To do
Return each line of the data below verbatim; pictures are to be left out.

----

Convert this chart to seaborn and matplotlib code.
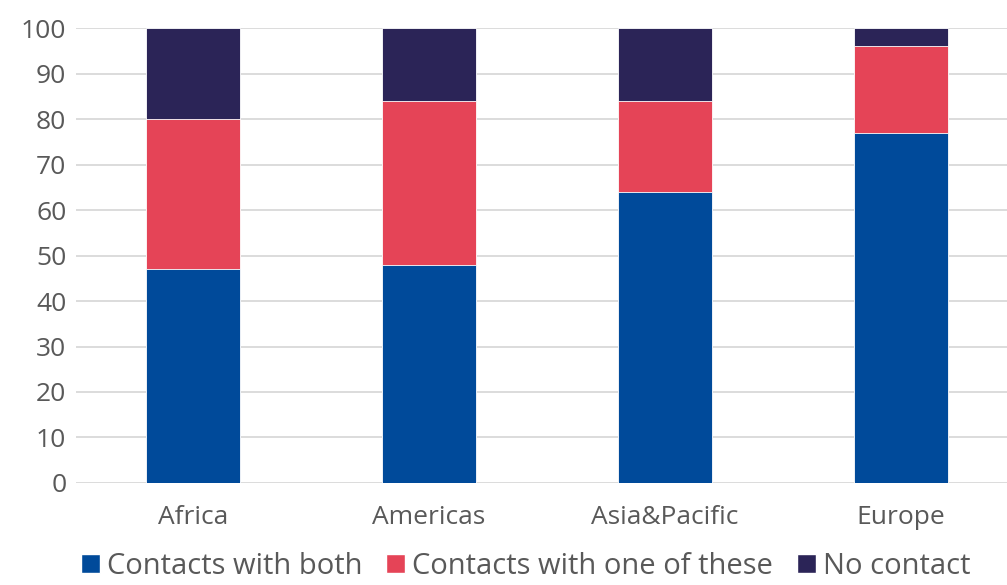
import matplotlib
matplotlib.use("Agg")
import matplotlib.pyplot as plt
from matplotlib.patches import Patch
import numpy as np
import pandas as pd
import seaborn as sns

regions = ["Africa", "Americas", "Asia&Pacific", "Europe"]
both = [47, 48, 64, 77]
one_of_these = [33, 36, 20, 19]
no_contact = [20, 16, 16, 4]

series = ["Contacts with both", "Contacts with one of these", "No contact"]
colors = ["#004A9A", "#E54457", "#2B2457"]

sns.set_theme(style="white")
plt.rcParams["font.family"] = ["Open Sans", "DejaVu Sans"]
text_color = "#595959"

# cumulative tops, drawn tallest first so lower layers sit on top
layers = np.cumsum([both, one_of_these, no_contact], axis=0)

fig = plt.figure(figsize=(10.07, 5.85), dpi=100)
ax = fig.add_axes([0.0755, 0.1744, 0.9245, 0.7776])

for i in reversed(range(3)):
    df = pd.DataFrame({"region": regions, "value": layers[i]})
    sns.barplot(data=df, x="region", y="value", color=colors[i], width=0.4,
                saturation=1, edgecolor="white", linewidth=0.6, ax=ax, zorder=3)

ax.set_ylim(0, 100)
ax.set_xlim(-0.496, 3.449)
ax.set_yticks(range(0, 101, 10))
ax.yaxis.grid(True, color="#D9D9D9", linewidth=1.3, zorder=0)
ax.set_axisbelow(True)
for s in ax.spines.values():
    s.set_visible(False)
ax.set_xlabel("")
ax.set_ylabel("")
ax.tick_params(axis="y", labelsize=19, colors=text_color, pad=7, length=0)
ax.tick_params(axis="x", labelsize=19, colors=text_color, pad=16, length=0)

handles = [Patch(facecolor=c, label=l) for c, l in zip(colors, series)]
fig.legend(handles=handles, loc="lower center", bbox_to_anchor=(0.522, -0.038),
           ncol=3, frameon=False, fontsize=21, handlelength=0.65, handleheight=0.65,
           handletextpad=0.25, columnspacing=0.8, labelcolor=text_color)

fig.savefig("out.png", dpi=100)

----

The answer
Convert this chart to seaborn and matplotlib code.
import matplotlib
matplotlib.use("Agg")
import matplotlib.pyplot as plt
from matplotlib.patches import Patch
import numpy as np
import pandas as pd
import seaborn as sns

regions = ["Africa", "Americas", "Asia&Pacific", "Europe"]
both = [47, 48, 64, 77]
one_of_these = [33, 36, 20, 19]
no_contact = [20, 16, 16, 4]

series = ["Contacts with both", "Contacts with one of these", "No contact"]
colors = ["#004A9A", "#E54457", "#2B2457"]

sns.set_theme(style="white")
plt.rcParams["font.family"] = ["Open Sans", "DejaVu Sans"]
text_color = "#595959"

# cumulative tops, drawn tallest first so lower layers sit on top
layers = np.cumsum([both, one_of_these, no_contact], axis=0)

fig = plt.figure(figsize=(10.07, 5.85), dpi=100)
ax = fig.add_axes([0.0755, 0.1744, 0.9245, 0.7776])

for i in reversed(range(3)):
    df = pd.DataFrame({"region": regions, "value": layers[i]})
    sns.barplot(data=df, x="region", y="value", color=colors[i], width=0.4,
                saturation=1, edgecolor="white", linewidth=0.6, ax=ax, zorder=3)

ax.set_ylim(0, 100)
ax.set_xlim(-0.496, 3.449)
ax.set_yticks(range(0, 101, 10))
ax.yaxis.grid(True, color="#D9D9D9", linewidth=1.3, zorder=0)
ax.set_axisbelow(True)
for s in ax.spines.values():
    s.set_visible(False)
ax.set_xlabel("")
ax.set_ylabel("")
ax.tick_params(axis="y", labelsize=19, colors=text_color, pad=7, length=0)
ax.tick_params(axis="x", labelsize=19, colors=text_color, pad=16, length=0)

handles = [Patch(facecolor=c, label=l) for c, l in zip(colors, series)]
fig.legend(handles=handles, loc="lower center", bbox_to_anchor=(0.522, -0.038),
           ncol=3, frameon=False, fontsize=21, handlelength=0.65, handleheight=0.65,
           handletextpad=0.25, columnspacing=0.8, labelcolor=text_color)

fig.savefig("out.png", dpi=100)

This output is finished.